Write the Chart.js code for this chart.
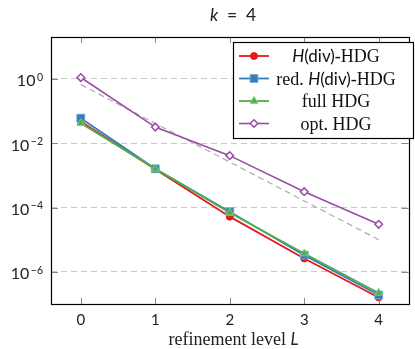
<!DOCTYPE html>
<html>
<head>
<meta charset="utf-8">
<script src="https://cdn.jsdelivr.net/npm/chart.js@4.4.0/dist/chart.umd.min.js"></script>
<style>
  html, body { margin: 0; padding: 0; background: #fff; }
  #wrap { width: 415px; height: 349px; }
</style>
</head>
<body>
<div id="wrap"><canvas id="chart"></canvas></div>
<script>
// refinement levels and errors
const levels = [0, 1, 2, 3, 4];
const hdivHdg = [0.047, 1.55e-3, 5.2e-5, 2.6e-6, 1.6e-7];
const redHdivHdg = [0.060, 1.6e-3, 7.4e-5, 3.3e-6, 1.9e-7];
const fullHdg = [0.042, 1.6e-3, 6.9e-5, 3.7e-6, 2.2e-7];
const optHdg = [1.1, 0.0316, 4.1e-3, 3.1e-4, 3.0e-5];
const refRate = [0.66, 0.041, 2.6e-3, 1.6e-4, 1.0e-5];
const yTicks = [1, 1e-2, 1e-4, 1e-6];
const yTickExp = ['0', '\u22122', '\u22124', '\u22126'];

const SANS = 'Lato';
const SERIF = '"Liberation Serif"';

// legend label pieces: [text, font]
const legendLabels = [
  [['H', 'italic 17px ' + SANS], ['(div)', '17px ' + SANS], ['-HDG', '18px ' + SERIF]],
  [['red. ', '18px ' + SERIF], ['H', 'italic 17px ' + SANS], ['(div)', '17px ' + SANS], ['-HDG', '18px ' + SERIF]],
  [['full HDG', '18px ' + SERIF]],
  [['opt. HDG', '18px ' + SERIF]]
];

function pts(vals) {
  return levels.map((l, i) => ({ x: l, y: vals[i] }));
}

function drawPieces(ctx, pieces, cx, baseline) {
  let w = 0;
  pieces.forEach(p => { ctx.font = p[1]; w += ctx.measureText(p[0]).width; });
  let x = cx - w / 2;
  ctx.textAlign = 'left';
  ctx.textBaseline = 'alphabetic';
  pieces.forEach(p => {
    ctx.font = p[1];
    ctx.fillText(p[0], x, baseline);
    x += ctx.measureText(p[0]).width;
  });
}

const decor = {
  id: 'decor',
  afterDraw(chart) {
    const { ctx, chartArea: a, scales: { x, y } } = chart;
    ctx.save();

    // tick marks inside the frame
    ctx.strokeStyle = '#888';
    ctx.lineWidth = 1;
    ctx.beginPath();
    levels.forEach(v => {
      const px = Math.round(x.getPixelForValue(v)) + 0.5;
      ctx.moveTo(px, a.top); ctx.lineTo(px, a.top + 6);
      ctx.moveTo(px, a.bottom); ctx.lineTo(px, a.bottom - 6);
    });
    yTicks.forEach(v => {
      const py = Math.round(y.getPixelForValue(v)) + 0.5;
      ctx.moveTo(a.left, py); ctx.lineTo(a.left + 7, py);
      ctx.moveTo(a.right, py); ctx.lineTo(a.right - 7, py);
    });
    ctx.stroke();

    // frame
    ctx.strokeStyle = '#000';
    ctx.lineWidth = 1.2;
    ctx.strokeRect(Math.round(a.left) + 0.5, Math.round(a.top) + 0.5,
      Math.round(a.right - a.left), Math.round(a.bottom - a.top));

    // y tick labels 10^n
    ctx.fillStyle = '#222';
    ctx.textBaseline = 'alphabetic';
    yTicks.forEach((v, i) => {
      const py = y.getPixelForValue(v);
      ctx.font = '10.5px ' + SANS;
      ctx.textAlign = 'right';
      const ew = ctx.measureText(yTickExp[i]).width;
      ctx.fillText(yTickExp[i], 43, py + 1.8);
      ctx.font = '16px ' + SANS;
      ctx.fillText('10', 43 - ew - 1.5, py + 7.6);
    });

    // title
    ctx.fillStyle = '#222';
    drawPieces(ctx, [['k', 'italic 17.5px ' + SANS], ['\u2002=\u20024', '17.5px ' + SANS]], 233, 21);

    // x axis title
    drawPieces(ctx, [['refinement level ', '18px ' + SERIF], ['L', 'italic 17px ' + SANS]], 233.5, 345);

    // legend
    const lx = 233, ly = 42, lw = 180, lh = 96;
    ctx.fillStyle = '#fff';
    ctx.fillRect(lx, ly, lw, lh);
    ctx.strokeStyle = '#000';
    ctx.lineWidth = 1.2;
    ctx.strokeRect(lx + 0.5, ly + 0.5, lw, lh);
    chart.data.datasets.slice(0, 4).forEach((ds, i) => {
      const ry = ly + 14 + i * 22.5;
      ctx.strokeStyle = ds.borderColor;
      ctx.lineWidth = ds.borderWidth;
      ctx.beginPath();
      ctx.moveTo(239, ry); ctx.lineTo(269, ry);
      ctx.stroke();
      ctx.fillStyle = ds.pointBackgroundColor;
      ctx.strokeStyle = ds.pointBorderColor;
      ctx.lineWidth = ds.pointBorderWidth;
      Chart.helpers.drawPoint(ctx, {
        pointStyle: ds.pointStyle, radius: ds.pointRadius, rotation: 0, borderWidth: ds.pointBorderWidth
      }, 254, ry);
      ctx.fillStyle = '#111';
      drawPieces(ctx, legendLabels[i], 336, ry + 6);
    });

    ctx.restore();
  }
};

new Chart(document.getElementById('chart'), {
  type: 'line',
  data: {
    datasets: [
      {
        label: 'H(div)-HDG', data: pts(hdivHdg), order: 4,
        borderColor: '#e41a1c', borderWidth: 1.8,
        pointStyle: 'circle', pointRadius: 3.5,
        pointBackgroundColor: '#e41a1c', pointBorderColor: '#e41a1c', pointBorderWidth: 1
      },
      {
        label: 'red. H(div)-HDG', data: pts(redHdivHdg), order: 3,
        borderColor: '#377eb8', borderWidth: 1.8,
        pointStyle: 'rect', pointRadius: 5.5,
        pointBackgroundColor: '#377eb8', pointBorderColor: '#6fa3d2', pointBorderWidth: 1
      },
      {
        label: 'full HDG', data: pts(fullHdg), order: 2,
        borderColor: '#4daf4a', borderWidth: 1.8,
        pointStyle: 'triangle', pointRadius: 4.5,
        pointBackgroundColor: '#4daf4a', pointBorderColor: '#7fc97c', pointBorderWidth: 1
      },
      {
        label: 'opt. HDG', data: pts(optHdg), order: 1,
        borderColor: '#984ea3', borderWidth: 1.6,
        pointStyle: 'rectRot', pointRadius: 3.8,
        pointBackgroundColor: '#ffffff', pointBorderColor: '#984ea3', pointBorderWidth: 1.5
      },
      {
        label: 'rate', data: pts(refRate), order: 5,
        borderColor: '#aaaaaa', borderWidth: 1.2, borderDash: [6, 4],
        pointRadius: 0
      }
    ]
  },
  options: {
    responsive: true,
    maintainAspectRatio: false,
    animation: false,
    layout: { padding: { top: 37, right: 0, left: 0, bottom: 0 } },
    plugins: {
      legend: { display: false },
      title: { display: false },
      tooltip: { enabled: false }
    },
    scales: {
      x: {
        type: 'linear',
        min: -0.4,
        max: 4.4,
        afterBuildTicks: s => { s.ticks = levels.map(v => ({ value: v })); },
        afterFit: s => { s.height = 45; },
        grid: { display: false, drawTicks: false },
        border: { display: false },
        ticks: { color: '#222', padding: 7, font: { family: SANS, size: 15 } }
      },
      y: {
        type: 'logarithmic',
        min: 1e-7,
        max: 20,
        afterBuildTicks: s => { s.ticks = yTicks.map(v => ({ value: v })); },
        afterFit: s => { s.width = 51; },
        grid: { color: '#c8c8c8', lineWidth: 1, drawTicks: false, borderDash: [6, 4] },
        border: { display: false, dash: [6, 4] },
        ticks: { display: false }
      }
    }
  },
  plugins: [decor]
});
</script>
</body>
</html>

::::

## Directions for this task
In your copy of the listing above, reproduce each line exactly and omit all pictures.

## Completed task
Write the Chart.js code for this chart.
<!DOCTYPE html>
<html>
<head>
<meta charset="utf-8">
<script src="https://cdn.jsdelivr.net/npm/chart.js@4.4.0/dist/chart.umd.min.js"></script>
<style>
  html, body { margin: 0; padding: 0; background: #fff; }
  #wrap { width: 415px; height: 349px; }
</style>
</head>
<body>
<div id="wrap"><canvas id="chart"></canvas></div>
<script>
// refinement levels and errors
const levels = [0, 1, 2, 3, 4];
const hdivHdg = [0.047, 1.55e-3, 5.2e-5, 2.6e-6, 1.6e-7];
const redHdivHdg = [0.060, 1.6e-3, 7.4e-5, 3.3e-6, 1.9e-7];
const fullHdg = [0.042, 1.6e-3, 6.9e-5, 3.7e-6, 2.2e-7];
const optHdg = [1.1, 0.0316, 4.1e-3, 3.1e-4, 3.0e-5];
const refRate = [0.66, 0.041, 2.6e-3, 1.6e-4, 1.0e-5];
const yTicks = [1, 1e-2, 1e-4, 1e-6];
const yTickExp = ['0', '\u22122', '\u22124', '\u22126'];

const SANS = 'Lato';
const SERIF = '"Liberation Serif"';

// legend label pieces: [text, font]
const legendLabels = [
  [['H', 'italic 17px ' + SANS], ['(div)', '17px ' + SANS], ['-HDG', '18px ' + SERIF]],
  [['red. ', '18px ' + SERIF], ['H', 'italic 17px ' + SANS], ['(div)', '17px ' + SANS], ['-HDG', '18px ' + SERIF]],
  [['full HDG', '18px ' + SERIF]],
  [['opt. HDG', '18px ' + SERIF]]
];

function pts(vals) {
  return levels.map((l, i) => ({ x: l, y: vals[i] }));
}

function drawPieces(ctx, pieces, cx, baseline) {
  let w = 0;
  pieces.forEach(p => { ctx.font = p[1]; w += ctx.measureText(p[0]).width; });
  let x = cx - w / 2;
  ctx.textAlign = 'left';
  ctx.textBaseline = 'alphabetic';
  pieces.forEach(p => {
    ctx.font = p[1];
    ctx.fillText(p[0], x, baseline);
    x += ctx.measureText(p[0]).width;
  });
}

const decor = {
  id: 'decor',
  afterDraw(chart) {
    const { ctx, chartArea: a, scales: { x, y } } = chart;
    ctx.save();

    // tick marks inside the frame
    ctx.strokeStyle = '#888';
    ctx.lineWidth = 1;
    ctx.beginPath();
    levels.forEach(v => {
      const px = Math.round(x.getPixelForValue(v)) + 0.5;
      ctx.moveTo(px, a.top); ctx.lineTo(px, a.top + 6);
      ctx.moveTo(px, a.bottom); ctx.lineTo(px, a.bottom - 6);
    });
    yTicks.forEach(v => {
      const py = Math.round(y.getPixelForValue(v)) + 0.5;
      ctx.moveTo(a.left, py); ctx.lineTo(a.left + 7, py);
      ctx.moveTo(a.right, py); ctx.lineTo(a.right - 7, py);
    });
    ctx.stroke();

    // frame
    ctx.strokeStyle = '#000';
    ctx.lineWidth = 1.2;
    ctx.strokeRect(Math.round(a.left) + 0.5, Math.round(a.top) + 0.5,
      Math.round(a.right - a.left), Math.round(a.bottom - a.top));

    // y tick labels 10^n
    ctx.fillStyle = '#222';
    ctx.textBaseline = 'alphabetic';
    yTicks.forEach((v, i) => {
      const py = y.getPixelForValue(v);
      ctx.font = '10.5px ' + SANS;
      ctx.textAlign = 'right';
      const ew = ctx.measureText(yTickExp[i]).width;
      ctx.fillText(yTickExp[i], 43, py + 1.8);
      ctx.font = '16px ' + SANS;
      ctx.fillText('10', 43 - ew - 1.5, py + 7.6);
    });

    // title
    ctx.fillStyle = '#222';
    drawPieces(ctx, [['k', 'italic 17.5px ' + SANS], ['\u2002=\u20024', '17.5px ' + SANS]], 233, 21);

    // x axis title
    drawPieces(ctx, [['refinement level ', '18px ' + SERIF], ['L', 'italic 17px ' + SANS]], 233.5, 345);

    // legend
    const lx = 233, ly = 42, lw = 180, lh = 96;
    ctx.fillStyle = '#fff';
    ctx.fillRect(lx, ly, lw, lh);
    ctx.strokeStyle = '#000';
    ctx.lineWidth = 1.2;
    ctx.strokeRect(lx + 0.5, ly + 0.5, lw, lh);
    chart.data.datasets.slice(0, 4).forEach((ds, i) => {
      const ry = ly + 14 + i * 22.5;
      ctx.strokeStyle = ds.borderColor;
      ctx.lineWidth = ds.borderWidth;
      ctx.beginPath();
      ctx.moveTo(239, ry); ctx.lineTo(269, ry);
      ctx.stroke();
      ctx.fillStyle = ds.pointBackgroundColor;
      ctx.strokeStyle = ds.pointBorderColor;
      ctx.lineWidth = ds.pointBorderWidth;
      Chart.helpers.drawPoint(ctx, {
        pointStyle: ds.pointStyle, radius: ds.pointRadius, rotation: 0, borderWidth: ds.pointBorderWidth
      }, 254, ry);
      ctx.fillStyle = '#111';
      drawPieces(ctx, legendLabels[i], 336, ry + 6);
    });

    ctx.restore();
  }
};

new Chart(document.getElementById('chart'), {
  type: 'line',
  data: {
    datasets: [
      {
        label: 'H(div)-HDG', data: pts(hdivHdg), order: 4,
        borderColor: '#e41a1c', borderWidth: 1.8,
        pointStyle: 'circle', pointRadius: 3.5,
        pointBackgroundColor: '#e41a1c', pointBorderColor: '#e41a1c', pointBorderWidth: 1
      },
      {
        label: 'red. H(div)-HDG', data: pts(redHdivHdg), order: 3,
        borderColor: '#377eb8', borderWidth: 1.8,
        pointStyle: 'rect', pointRadius: 5.5,
        pointBackgroundColor: '#377eb8', pointBorderColor: '#6fa3d2', pointBorderWidth: 1
      },
      {
        label: 'full HDG', data: pts(fullHdg), order: 2,
        borderColor: '#4daf4a', borderWidth: 1.8,
        pointStyle: 'triangle', pointRadius: 4.5,
        pointBackgroundColor: '#4daf4a', pointBorderColor: '#7fc97c', pointBorderWidth: 1
      },
      {
        label: 'opt. HDG', data: pts(optHdg), order: 1,
        borderColor: '#984ea3', borderWidth: 1.6,
        pointStyle: 'rectRot', pointRadius: 3.8,
        pointBackgroundColor: '#ffffff', pointBorderColor: '#984ea3', pointBorderWidth: 1.5
      },
      {
        label: 'rate', data: pts(refRate), order: 5,
        borderColor: '#aaaaaa', borderWidth: 1.2, borderDash: [6, 4],
        pointRadius: 0
      }
    ]
  },
  options: {
    responsive: true,
    maintainAspectRatio: false,
    animation: false,
    layout: { padding: { top: 37, right: 0, left: 0, bottom: 0 } },
    plugins: {
      legend: { display: false },
      title: { display: false },
      tooltip: { enabled: false }
    },
    scales: {
      x: {
        type: 'linear',
        min: -0.4,
        max: 4.4,
        afterBuildTicks: s => { s.ticks = levels.map(v => ({ value: v })); },
        afterFit: s => { s.height = 45; },
        grid: { display: false, drawTicks: false },
        border: { display: false },
        ticks: { color: '#222', padding: 7, font: { family: SANS, size: 15 } }
      },
      y: {
        type: 'logarithmic',
        min: 1e-7,
        max: 20,
        afterBuildTicks: s => { s.ticks = yTicks.map(v => ({ value: v })); },
        afterFit: s => { s.width = 51; },
        grid: { color: '#c8c8c8', lineWidth: 1, drawTicks: false, borderDash: [6, 4] },
        border: { display: false, dash: [6, 4] },
        ticks: { display: false }
      }
    }
  },
  plugins: [decor]
});
</script>
</body>
</html>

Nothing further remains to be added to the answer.